* [Prompt]: Find all lines in the records that include the word "source", and copy them out.

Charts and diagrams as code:
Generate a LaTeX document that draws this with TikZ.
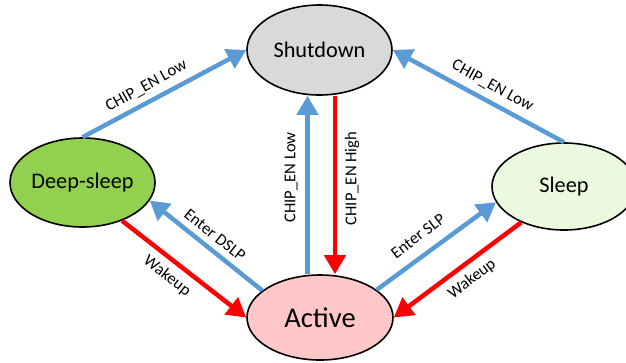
\documentclass[tikz,border=0pt]{standalone}
\usepackage{fontspec}
\setmainfont{Carlito}
\usetikzlibrary{shapes.geometric,arrows.meta,calc}
\definecolor{bluec}{HTML}{5B9BD5}
\definecolor{redc}{HTML}{FF0000}
\definecolor{sdfill}{HTML}{D9D9D9}
\definecolor{dsfill}{HTML}{92D050}
\definecolor{slfill}{HTML}{EBFADF}
\definecolor{actfill}{HTML}{FFC7C7}
\begin{document}
\begin{tikzpicture}[x=1pt,y=-1pt,
  state/.style={ellipse, draw=black, line width=1.6pt, minimum width=145pt,
    minimum height=89pt, inner sep=0pt, font=\fontsize{22.3}{26}\selectfont},
  blu/.style={draw=bluec, line width=4.5pt, -{Triangle[length=19pt,width=21pt]}},
  rd/.style={draw=redc, line width=4.5pt, -{Triangle[length=19pt,width=21pt]}},
  lbl/.style={font=\fontsize{16.6}{19}\selectfont, inner sep=0pt}]
\useasboundingbox (0,0) rectangle (626,362);
\clip (0,0) rectangle (626,362);
\node[state, fill=sdfill, minimum height=90pt] (sd) at (319.5,50) {Shutdown};
\node[state, fill=dsfill] (ds) at (82.5,182.5) {Deep-sleep};
\node[state, fill=slfill, minimum width=144pt, minimum height=87pt] (sl) at (564,186.5) {Sleep};
\node[state, fill=actfill, minimum width=146pt, minimum height=85pt,
  font=\fontsize{28.6}{32}\selectfont] (act) at (320,317.5) {Active};

\draw[blu] (ds.north) -- (sd.west);
\draw[blu] (sl.north) -- (sd.east);
\draw[blu] ($(act.north)+(-12.5,0)$) -- ($(sd.south)+(-12,0)$);
\draw[rd] ($(sd.south)+(15.5,0)$) -- ($(act.north)+(15,0)$);
\draw[blu] (act.155) -- (ds.-15);
\draw[rd] (ds.-44) -- (act.west);
\draw[blu] (act.26) -- (sl.193);
\draw[rd] (sl.220) -- (act.east);

\node[lbl, rotate=29] (l1) at (146.5,86) {CHIP\_EN Low};
\node[lbl, rotate=-29] (l2) at (492.5,86) {CHIP\_EN Low};
\node[lbl, rotate=90] (l3) at (291,177.5) {CHIP\_EN Low};
\node[lbl, rotate=90] (l4) at (352,178.5) {CHIP\_EN High};
\node[lbl, rotate=-38.5] (l5) at (215,235) {Enter DSLP};
\node[lbl, rotate=-38] (l6) at (167,276) {Wakeup};
\node[lbl, rotate=37] (l7) at (418,236) {Enter SLP};
\node[lbl, rotate=37] (l8) at (472,279) {Wakeup};
\end{tikzpicture}
\end{document}
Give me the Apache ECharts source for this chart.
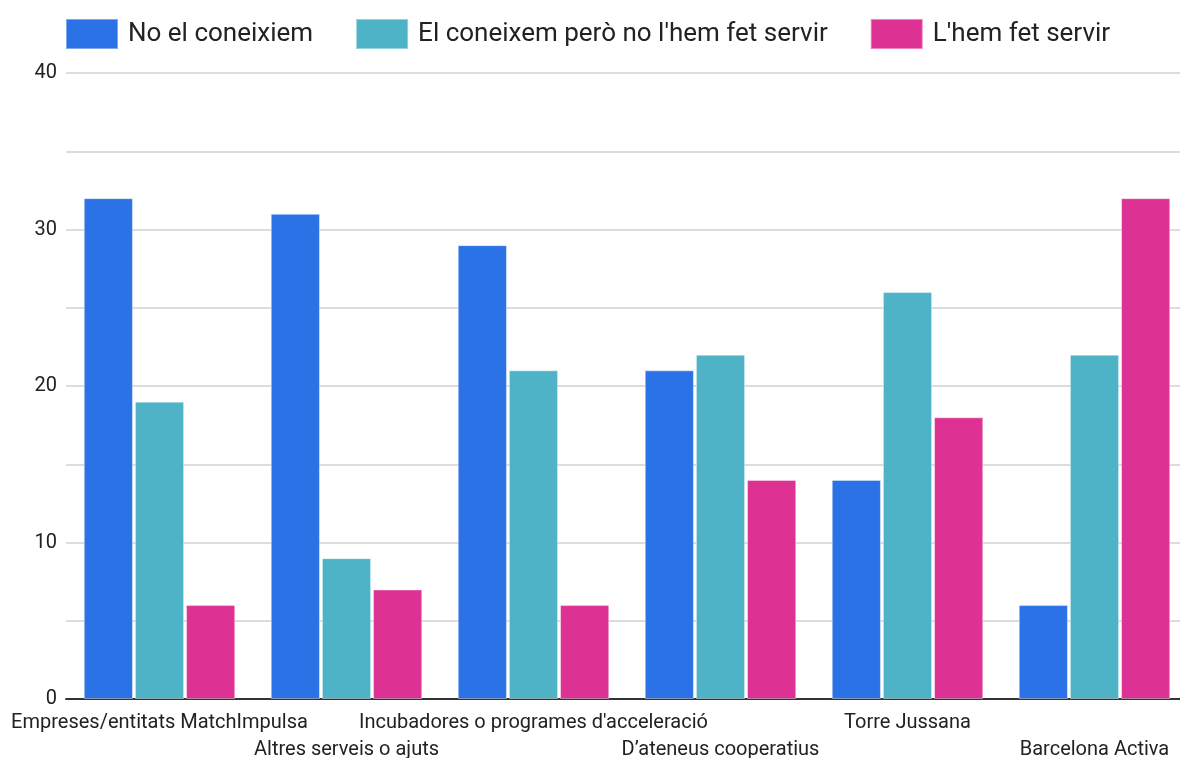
<!DOCTYPE html>
<html>
<head>
<meta charset="utf-8">
<script src="https://cdn.jsdelivr.net/npm/echarts@6/dist/echarts.min.js"></script>
<style>
  html, body { margin: 0; padding: 0; background: #fff; overflow: hidden; }
  #chart { width: 1180px; height: 758px; }
</style>
</head>
<body>
<div id="chart"></div>
<script>
const categories = [
  'Empreses/entitats MatchImpulsa',
  'Altres serveis o ajuts',
  "Incubadores o programes d'acceleració",
  'D’ateneus cooperatius',
  'Torre Jussana',
  'Barcelona Activa'
]
const seriesNames = ['No el coneixiem', "El coneixem però no l'hem fet servir", "L'hem fet servir"]
const noConeixiem = [32, 31, 29, 21, 14, 6]
const coneixemNoServir = [19, 9, 21, 22, 26, 22]
const hemFetServir = [6, 7, 6, 14, 18, 32]
const colors = ['#2a72e5', '#4fb3c7', '#dd3193']

const chart = echarts.init(document.getElementById('chart'))
const font = 'Roboto, "Noto Sans", sans-serif'

const barSeries = [noConeixiem, coneixemNoServir, hemFetServir].map((data, i) => ({
  name: seriesNames[i],
  type: 'bar',
  data: data,
  barGap: '4%',
  barCategoryGap: '19%',
  itemStyle: { color: colors[i], borderColor: 'rgba(255,255,255,0.4)', borderWidth: 1 }
}))

chart.setOption({
  animation: false,
  color: colors,
  textStyle: { fontFamily: font },
  legend: {
    data: seriesNames,
    left: 60,
    top: 13,
    itemWidth: 52,
    itemHeight: 30,
    itemGap: 42,
    icon: 'rect',
    textStyle: { fontSize: 26, color: '#222', fontFamily: font, padding: [0, 0, 0, 5] }
  },
  grid: { left: 66, right: -8, top: 73, bottom: 59, outerBoundsMode: 'none', containLabel: false },
  xAxis: {
    type: 'category',
    data: categories,
    axisTick: { show: false },
    axisLine: { lineStyle: { color: '#333', width: 2 } },
    axisLabel: {
      interval: 0,
      color: '#222',
      fontSize: 20,
      margin: 10,
      lineHeight: 27,
      formatter: (v, i) => (i % 2 ? '\n' + v : v)
    }
  },
  yAxis: {
    type: 'value',
    min: 0,
    max: 40,
    interval: 5,
    axisLine: { show: false },
    axisTick: { show: false },
    splitLine: { lineStyle: { color: '#dcdcdc', width: 2 } },
    axisLabel: {
      color: '#222',
      fontSize: 20,
      margin: 9,
      formatter: v => (v % 10 === 0 ? v : '')
    }
  },
  series: barSeries
})
</script>
</body>
</html>
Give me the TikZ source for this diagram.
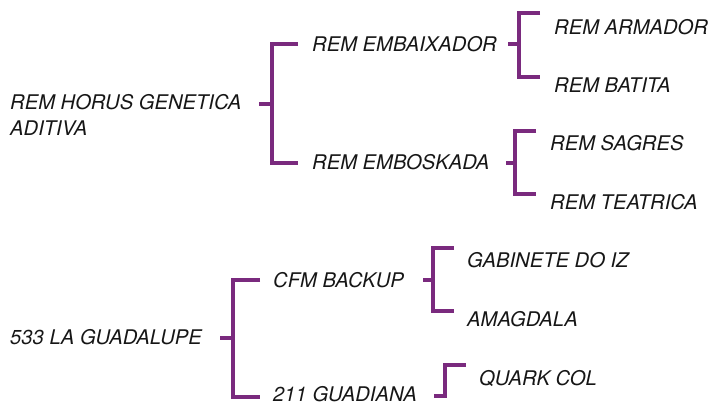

* [Finished task]:
Give me the Apache ECharts source for this chart.
Give me the TikZ source for this diagram.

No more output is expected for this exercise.